Repasas el texto, cómo no. A fin de cuentas no es tan extenso. Lo lees y siempre aparece algo que cambiar. Es raro que el discurso fluya entero y que aguante la revisión. La lava encuentra alguna que otra dificultad en el camino. Así que no iban a ser menos esas palabras que salen de por ahí dentro, como quieren, cuando quieren. Claro que hay atascos, por mucha escapatoria que localicen.
Por eso hay que volver al comienzo. Empezamos de nuevo. Vas con la primera frase. No hay problema, no suele haberlo a esas alturas de artículo. Comenzaste con la idea clara y ese primer contacto con el exterior no provoca grandes seísmos. Si acaso alguna pequeña duda, una palabra aquí, una expresión allá. Sí, claro que podría ser de otra manera. Siempre hay otra forma.
No parece que haya nada que delate falta de diligencia. Sin embargo, suele haber una tercera ocasión. La primera dio lugar al texto y la segunda buscó alternativas. La tercera se fija en los errores, en letras y signos que nacieron porque los dedos no acertaron con la tecla adecuada. Y se fija también en palabras que no debían estar ahí. Esas que con cinco años ya habrías eliminado de la redacción que te encargaron en clase.
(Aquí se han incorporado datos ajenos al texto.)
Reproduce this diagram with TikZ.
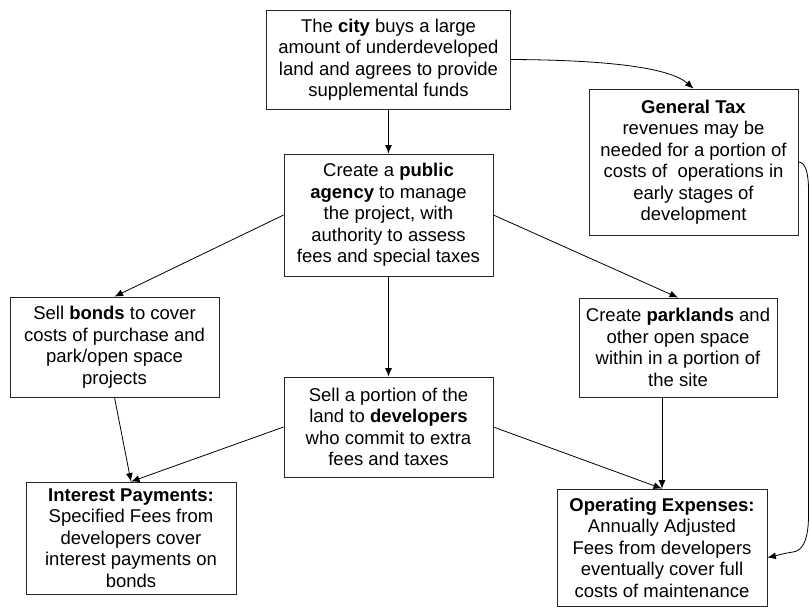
\documentclass[tikz,border=0pt]{standalone}
\usepackage{fontspec}
\setmainfont{Liberation Sans}
\usetikzlibrary{arrows.meta}
\begin{document}
\begin{tikzpicture}[x=1pt,y=-1pt,
  box/.style={draw=black!85, line width=0.8pt, fill=white, align=center, inner sep=0pt,
    font=\fontsize{18.5}{21.5}\selectfont},
  arr/.style={draw=black, line width=0.8pt, -{Latex[length=8.5pt,width=7pt]}}]
\useasboundingbox (0,0) rectangle (810,608);
\node[box, minimum width=244pt, minimum height=99pt] (city) at (388.5,59.5)
  {The \textbf{city} buys a large\\amount of underdeveloped\\land and agrees to provide\\supplemental funds};
\node[box, minimum width=209pt, minimum height=146pt] (tax) at (693.5,162)
  {\textbf{General Tax}\\revenues may be\\needed for a portion of\\costs of\ \ operations in\\early stages of\\development};
\node[box, minimum width=209pt, minimum height=122pt] (agency) at (388.5,215)
  {Create a \textbf{public}\\\textbf{agency} to manage\\the project, with\\authority to assess\\fees and special taxes};
\node[box, minimum width=209pt, minimum height=100pt] (bonds) at (114.5,347)
  {Sell \textbf{bonds} to cover\\costs of purchase and\\park/open space\\projects};
\node[box, minimum width=198pt, minimum height=99pt] (park) at (678,347.5)
  {Create \textbf{parklands} and\\other open space\\within in a portion of\\the site};
\node[box, minimum width=209pt, minimum height=100pt] (dev) at (388.5,427)
  {Sell a portion of the\\land to \textbf{developers}\\who commit to extra\\fees and taxes};
\node[box, minimum width=210pt, minimum height=112pt] (interest) at (131,538)
  {\textbf{Interest Payments:}\\Specified Fees from\\developers cover\\interest payments on\\bonds};
\node[box, minimum width=210pt, minimum height=117pt] (oper) at (662,547.5)
  {\textbf{Operating Expenses:}\\Annually Adjusted\\Fees from developers\\eventually cover full\\costs of maintenance};

\draw[arr] (city.south) -- (agency.north);
\draw[arr] (agency.west) -- (bonds.north);
\draw[arr] (agency.east) -- (park.north);
\draw[arr] (agency.south) -- (dev.north);
\draw[arr] (bonds.south) -- (interest.north);
\draw[arr] (dev.west) -- (interest.north);
\draw[arr] (dev.east) -- (oper.north);
\draw[arr] (oper.north |- park.south) -- (oper.north);
\draw[arr] (city.east) .. controls (610,60) and (670,68) .. (tax.north);
\draw[arr] (tax.east) .. controls (805,162) and (808.5,172) .. (808.5,190)
  -- (808.5,515) .. controls (808.5,545) and (800,551) .. (793,552)
  .. controls (785,553) and (775,556) .. ([yshift=-10pt]oper.east);
\end{tikzpicture}
\end{document}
Llega el momento de publicar. El texto sale de su guarida y comienza la exposición pública. Clic, publicado. Pero, más aún, el texto se sobreexpone. Siempre con el misterio de quién lee al otro lado, con qué actitud, por qué curiosa razón. Suele ser entonces, cuando el error adquiere protagonismo. Las luces se fijan en él. Sí, es entonces cuando todo el texto es solo eso: un error, el error.
4 comentarios
Certero Julen vas por delante de lo fácil que fluyen las ideas y las palabras por la cabeza y lo difícil que resulta escupirlas sobre la hoja en blanco.
Dos universos condenados a entenderse, Rai.
Interesante reflexión. A mi siempre me sobra algo cuando releeo lo que he escrito; ideas que se entienden mejor con menos palabras …
Será, Germán, que a menudo menos es más.